▶ WHAT THE EXERCISE ASKS
Quote the listing below word for word, stopping after the line that contains "rectangle (1458pt, -493pt);".

Stored data entries:
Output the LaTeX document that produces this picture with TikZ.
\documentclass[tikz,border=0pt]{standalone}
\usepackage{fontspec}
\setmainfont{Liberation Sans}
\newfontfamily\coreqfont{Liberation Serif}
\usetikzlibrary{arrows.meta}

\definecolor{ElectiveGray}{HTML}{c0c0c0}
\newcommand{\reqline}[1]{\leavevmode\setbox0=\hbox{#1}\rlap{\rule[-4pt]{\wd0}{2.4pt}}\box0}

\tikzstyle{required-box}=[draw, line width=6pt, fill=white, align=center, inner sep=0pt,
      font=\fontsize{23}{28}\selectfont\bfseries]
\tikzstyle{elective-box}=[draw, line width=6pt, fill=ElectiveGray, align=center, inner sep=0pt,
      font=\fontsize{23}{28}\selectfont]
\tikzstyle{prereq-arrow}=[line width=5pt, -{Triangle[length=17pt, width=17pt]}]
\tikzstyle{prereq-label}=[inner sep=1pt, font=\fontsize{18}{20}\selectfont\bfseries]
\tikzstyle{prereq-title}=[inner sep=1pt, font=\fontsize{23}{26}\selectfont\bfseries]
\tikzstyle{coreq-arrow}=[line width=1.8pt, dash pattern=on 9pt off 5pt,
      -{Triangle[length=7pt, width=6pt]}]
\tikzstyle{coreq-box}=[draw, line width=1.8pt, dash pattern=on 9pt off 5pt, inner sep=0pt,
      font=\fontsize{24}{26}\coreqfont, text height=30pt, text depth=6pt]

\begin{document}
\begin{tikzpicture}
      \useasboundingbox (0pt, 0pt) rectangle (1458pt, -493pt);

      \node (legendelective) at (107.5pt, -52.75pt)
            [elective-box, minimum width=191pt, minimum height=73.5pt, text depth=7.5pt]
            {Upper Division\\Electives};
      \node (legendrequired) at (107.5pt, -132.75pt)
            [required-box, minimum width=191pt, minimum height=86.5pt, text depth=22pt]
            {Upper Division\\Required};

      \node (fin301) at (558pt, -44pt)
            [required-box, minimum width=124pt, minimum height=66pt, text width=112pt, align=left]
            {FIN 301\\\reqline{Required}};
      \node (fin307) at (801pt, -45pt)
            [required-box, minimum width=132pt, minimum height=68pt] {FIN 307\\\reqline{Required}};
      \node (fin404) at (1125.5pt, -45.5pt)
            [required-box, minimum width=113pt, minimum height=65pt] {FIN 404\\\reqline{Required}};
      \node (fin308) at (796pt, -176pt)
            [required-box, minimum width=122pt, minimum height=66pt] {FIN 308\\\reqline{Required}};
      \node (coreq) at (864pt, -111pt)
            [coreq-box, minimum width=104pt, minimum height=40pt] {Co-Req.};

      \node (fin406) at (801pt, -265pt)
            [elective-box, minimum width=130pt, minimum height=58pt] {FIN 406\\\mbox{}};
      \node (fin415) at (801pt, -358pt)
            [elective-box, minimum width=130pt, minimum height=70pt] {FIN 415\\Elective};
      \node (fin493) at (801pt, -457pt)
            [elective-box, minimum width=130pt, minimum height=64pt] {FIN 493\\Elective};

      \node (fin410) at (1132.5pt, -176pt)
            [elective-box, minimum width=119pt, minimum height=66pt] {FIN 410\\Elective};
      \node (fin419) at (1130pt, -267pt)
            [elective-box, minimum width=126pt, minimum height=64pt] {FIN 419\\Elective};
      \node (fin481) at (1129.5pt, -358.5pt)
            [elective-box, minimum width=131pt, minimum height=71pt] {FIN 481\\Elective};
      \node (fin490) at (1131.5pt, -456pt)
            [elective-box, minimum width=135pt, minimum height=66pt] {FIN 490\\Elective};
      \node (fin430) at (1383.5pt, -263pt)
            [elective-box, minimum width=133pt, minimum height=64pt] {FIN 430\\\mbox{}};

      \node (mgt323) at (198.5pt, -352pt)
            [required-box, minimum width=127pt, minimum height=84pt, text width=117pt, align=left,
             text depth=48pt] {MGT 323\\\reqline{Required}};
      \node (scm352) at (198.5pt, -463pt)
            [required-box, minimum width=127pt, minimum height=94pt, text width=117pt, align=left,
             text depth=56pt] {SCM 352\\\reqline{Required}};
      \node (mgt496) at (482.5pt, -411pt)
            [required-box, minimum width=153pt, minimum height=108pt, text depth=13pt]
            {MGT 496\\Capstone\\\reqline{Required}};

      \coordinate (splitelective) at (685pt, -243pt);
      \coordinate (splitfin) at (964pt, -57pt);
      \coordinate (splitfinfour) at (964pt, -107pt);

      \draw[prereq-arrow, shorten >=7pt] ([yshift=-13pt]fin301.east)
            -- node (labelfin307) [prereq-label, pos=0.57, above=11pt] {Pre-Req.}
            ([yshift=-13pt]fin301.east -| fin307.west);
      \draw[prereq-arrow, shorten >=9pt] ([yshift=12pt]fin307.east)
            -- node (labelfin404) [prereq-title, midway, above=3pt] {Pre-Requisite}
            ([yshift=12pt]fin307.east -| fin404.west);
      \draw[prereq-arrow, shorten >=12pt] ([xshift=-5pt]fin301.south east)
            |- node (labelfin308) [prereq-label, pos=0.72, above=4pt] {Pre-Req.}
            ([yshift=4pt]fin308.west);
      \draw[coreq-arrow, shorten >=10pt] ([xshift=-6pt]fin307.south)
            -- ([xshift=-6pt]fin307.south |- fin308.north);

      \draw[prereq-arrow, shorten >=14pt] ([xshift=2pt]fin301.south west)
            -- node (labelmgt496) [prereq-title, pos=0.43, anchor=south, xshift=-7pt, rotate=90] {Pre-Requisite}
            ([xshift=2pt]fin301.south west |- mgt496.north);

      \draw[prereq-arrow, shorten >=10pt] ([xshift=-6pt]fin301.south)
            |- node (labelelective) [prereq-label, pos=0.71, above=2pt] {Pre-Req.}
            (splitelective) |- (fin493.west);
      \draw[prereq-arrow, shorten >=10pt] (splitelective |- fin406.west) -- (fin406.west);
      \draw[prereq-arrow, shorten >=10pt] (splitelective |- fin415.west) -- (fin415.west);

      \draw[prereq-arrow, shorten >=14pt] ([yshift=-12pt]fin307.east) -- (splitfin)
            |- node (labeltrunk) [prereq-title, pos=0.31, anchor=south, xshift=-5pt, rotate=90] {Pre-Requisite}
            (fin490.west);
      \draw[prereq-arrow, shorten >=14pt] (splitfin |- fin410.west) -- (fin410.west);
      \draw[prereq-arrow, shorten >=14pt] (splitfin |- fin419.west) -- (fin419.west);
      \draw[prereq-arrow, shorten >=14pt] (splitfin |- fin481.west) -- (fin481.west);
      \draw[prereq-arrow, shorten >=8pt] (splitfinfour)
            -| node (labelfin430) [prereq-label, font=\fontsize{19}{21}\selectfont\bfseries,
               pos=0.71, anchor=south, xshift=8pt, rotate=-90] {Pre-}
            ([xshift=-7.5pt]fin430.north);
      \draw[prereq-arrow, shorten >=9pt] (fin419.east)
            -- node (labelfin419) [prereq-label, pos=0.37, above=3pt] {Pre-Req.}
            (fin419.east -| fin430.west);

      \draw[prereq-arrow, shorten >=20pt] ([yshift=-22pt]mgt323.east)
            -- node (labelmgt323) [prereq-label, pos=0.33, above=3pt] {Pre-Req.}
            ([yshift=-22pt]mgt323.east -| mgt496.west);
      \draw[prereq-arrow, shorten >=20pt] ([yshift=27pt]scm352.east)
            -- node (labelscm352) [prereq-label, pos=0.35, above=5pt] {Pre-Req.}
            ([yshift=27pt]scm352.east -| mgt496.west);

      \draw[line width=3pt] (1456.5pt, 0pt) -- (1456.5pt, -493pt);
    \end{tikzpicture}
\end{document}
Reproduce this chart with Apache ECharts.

▶ FINAL ANSWER
Output the LaTeX document that produces this picture with TikZ.
\documentclass[tikz,border=0pt]{standalone}
\usepackage{fontspec}
\setmainfont{Liberation Sans}
\newfontfamily\coreqfont{Liberation Serif}
\usetikzlibrary{arrows.meta}

\definecolor{ElectiveGray}{HTML}{c0c0c0}
\newcommand{\reqline}[1]{\leavevmode\setbox0=\hbox{#1}\rlap{\rule[-4pt]{\wd0}{2.4pt}}\box0}

\tikzstyle{required-box}=[draw, line width=6pt, fill=white, align=center, inner sep=0pt,
      font=\fontsize{23}{28}\selectfont\bfseries]
\tikzstyle{elective-box}=[draw, line width=6pt, fill=ElectiveGray, align=center, inner sep=0pt,
      font=\fontsize{23}{28}\selectfont]
\tikzstyle{prereq-arrow}=[line width=5pt, -{Triangle[length=17pt, width=17pt]}]
\tikzstyle{prereq-label}=[inner sep=1pt, font=\fontsize{18}{20}\selectfont\bfseries]
\tikzstyle{prereq-title}=[inner sep=1pt, font=\fontsize{23}{26}\selectfont\bfseries]
\tikzstyle{coreq-arrow}=[line width=1.8pt, dash pattern=on 9pt off 5pt,
      -{Triangle[length=7pt, width=6pt]}]
\tikzstyle{coreq-box}=[draw, line width=1.8pt, dash pattern=on 9pt off 5pt, inner sep=0pt,
      font=\fontsize{24}{26}\coreqfont, text height=30pt, text depth=6pt]

\begin{document}
\begin{tikzpicture}
      \useasboundingbox (0pt, 0pt) rectangle (1458pt, -493pt);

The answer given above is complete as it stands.